----- DATASET

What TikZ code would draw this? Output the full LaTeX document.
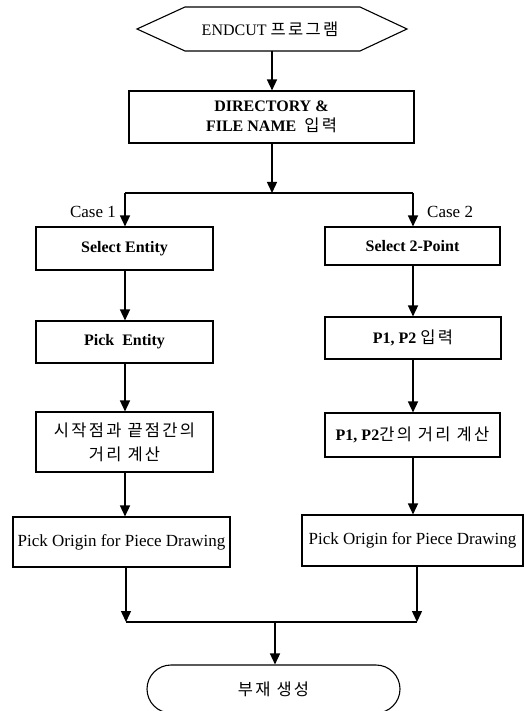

----------
----- DATASET

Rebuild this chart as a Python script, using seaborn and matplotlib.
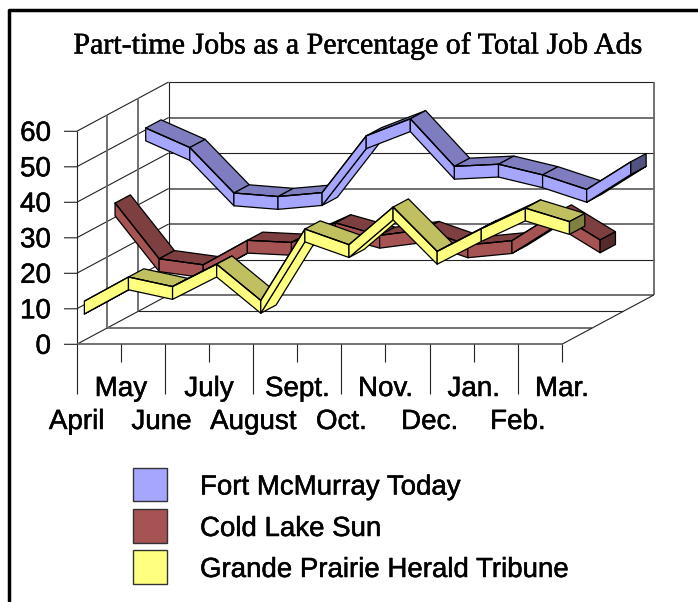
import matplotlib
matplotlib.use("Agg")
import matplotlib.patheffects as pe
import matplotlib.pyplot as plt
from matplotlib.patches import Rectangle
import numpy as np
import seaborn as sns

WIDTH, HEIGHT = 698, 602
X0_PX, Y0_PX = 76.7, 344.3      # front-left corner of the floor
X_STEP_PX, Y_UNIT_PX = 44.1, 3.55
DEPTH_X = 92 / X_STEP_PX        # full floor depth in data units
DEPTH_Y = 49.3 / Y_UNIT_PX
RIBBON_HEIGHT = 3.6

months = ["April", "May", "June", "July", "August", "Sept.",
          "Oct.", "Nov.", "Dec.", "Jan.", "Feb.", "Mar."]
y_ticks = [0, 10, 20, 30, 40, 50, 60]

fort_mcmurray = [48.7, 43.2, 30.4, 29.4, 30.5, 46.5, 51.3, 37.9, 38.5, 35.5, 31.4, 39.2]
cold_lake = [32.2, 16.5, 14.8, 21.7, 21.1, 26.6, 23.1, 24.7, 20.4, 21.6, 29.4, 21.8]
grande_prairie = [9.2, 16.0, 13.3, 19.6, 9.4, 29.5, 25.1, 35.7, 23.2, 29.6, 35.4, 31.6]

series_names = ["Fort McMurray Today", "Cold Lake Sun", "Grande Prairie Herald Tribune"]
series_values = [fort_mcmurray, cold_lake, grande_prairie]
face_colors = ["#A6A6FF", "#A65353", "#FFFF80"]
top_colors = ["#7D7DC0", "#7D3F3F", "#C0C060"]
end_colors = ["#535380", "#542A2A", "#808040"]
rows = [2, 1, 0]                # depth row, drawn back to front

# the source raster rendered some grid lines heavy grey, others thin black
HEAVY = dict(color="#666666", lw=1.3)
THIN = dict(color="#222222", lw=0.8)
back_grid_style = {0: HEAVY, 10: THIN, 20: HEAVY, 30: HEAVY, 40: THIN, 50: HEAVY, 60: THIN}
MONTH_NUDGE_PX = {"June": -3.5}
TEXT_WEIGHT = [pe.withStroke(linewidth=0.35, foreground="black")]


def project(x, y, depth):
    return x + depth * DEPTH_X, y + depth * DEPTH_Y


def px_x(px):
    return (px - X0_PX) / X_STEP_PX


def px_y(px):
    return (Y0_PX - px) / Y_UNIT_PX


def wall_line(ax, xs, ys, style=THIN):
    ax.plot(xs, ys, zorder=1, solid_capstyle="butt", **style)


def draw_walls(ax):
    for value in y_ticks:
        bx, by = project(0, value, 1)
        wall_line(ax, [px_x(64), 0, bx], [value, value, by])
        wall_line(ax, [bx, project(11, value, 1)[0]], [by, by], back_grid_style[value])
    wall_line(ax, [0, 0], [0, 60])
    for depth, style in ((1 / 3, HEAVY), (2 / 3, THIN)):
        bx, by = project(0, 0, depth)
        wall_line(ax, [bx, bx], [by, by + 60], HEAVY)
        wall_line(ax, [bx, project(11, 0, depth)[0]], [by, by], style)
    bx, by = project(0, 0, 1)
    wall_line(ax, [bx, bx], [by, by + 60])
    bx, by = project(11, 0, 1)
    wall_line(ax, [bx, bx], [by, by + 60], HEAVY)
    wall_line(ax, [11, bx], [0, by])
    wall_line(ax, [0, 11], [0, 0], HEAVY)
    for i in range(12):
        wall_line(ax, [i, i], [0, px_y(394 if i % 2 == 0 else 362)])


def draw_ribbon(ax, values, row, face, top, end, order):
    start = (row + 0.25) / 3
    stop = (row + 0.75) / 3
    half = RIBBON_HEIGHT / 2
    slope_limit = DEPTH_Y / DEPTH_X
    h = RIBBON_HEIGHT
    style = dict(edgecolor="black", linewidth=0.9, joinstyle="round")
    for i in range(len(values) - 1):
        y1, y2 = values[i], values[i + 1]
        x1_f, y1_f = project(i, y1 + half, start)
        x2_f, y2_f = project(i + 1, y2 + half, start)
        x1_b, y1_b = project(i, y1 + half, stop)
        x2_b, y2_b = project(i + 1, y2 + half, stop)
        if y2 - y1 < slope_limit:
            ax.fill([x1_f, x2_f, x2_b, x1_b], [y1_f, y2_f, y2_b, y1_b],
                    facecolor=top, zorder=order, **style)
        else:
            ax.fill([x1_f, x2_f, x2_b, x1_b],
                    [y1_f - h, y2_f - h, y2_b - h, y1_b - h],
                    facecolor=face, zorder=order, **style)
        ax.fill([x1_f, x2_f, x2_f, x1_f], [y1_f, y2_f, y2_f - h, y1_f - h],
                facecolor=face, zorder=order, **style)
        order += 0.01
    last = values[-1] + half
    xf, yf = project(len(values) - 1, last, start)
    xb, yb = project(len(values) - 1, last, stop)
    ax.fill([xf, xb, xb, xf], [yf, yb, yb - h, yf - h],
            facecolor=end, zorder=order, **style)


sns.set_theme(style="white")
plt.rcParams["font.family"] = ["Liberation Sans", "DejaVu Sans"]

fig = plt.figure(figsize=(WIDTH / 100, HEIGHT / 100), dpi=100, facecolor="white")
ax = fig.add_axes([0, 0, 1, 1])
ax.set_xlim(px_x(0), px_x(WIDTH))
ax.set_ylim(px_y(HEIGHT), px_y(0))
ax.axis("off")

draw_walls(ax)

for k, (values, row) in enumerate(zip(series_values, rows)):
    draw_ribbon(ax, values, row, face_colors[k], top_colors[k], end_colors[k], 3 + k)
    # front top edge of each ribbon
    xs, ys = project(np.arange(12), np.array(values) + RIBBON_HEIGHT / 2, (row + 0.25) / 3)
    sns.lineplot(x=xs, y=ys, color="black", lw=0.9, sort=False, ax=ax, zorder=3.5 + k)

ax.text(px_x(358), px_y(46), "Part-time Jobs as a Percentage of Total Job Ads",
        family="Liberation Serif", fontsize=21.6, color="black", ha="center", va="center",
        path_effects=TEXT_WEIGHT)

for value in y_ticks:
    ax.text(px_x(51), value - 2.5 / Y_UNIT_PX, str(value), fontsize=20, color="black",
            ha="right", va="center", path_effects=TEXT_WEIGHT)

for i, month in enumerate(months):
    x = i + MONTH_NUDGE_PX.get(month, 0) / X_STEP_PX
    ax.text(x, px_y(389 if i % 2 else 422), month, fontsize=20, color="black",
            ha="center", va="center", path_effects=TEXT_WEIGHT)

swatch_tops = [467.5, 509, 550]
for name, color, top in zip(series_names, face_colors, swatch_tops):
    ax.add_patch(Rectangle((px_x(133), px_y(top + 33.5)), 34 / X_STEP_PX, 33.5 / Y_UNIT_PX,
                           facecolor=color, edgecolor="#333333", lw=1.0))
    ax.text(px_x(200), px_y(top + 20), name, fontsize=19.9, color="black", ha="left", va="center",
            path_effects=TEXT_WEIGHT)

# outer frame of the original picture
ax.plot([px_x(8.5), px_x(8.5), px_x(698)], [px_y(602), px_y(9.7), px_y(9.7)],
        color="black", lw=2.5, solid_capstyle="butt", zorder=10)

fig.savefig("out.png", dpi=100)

----------
----- DATASET

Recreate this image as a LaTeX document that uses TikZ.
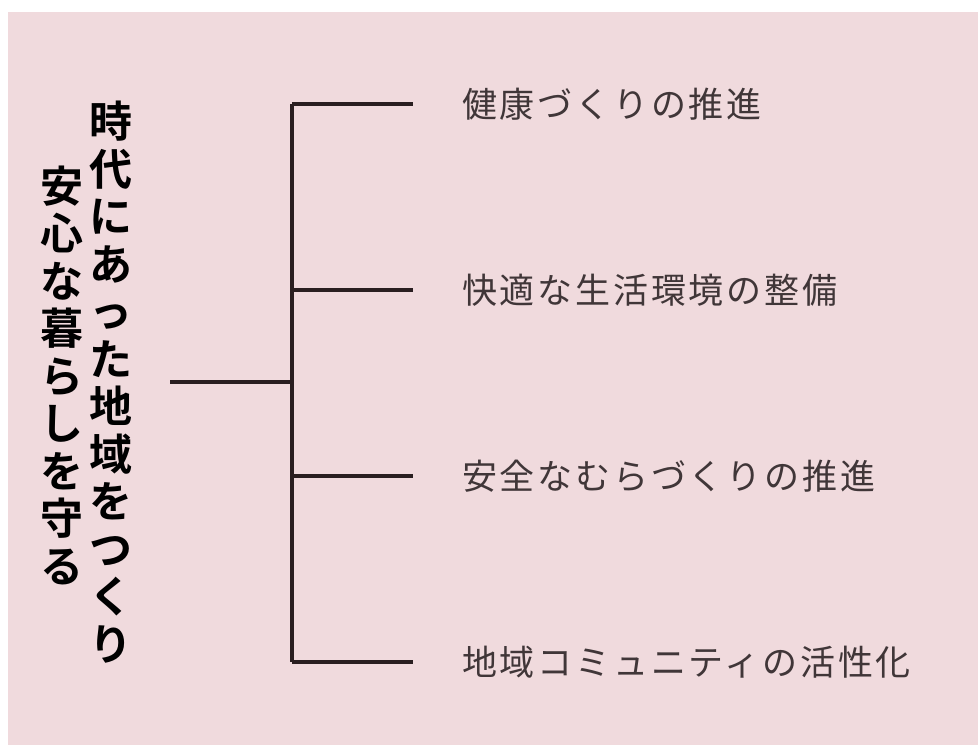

----------

* WRITTEN TASK: Give again, word for word, the part that opens with the line containing "Rebuild this chart" and closes with the one containing "y_ticks = [0, 10, 20, 30, 40, 50, 60]". Include both of those lines and skip all pictures.

* TASK OUTPUT:
Rebuild this chart as a Python script, using seaborn and matplotlib.
import matplotlib
matplotlib.use("Agg")
import matplotlib.patheffects as pe
import matplotlib.pyplot as plt
from matplotlib.patches import Rectangle
import numpy as np
import seaborn as sns

WIDTH, HEIGHT = 698, 602
X0_PX, Y0_PX = 76.7, 344.3      # front-left corner of the floor
X_STEP_PX, Y_UNIT_PX = 44.1, 3.55
DEPTH_X = 92 / X_STEP_PX        # full floor depth in data units
DEPTH_Y = 49.3 / Y_UNIT_PX
RIBBON_HEIGHT = 3.6

months = ["April", "May", "June", "July", "August", "Sept.",
          "Oct.", "Nov.", "Dec.", "Jan.", "Feb.", "Mar."]
y_ticks = [0, 10, 20, 30, 40, 50, 60]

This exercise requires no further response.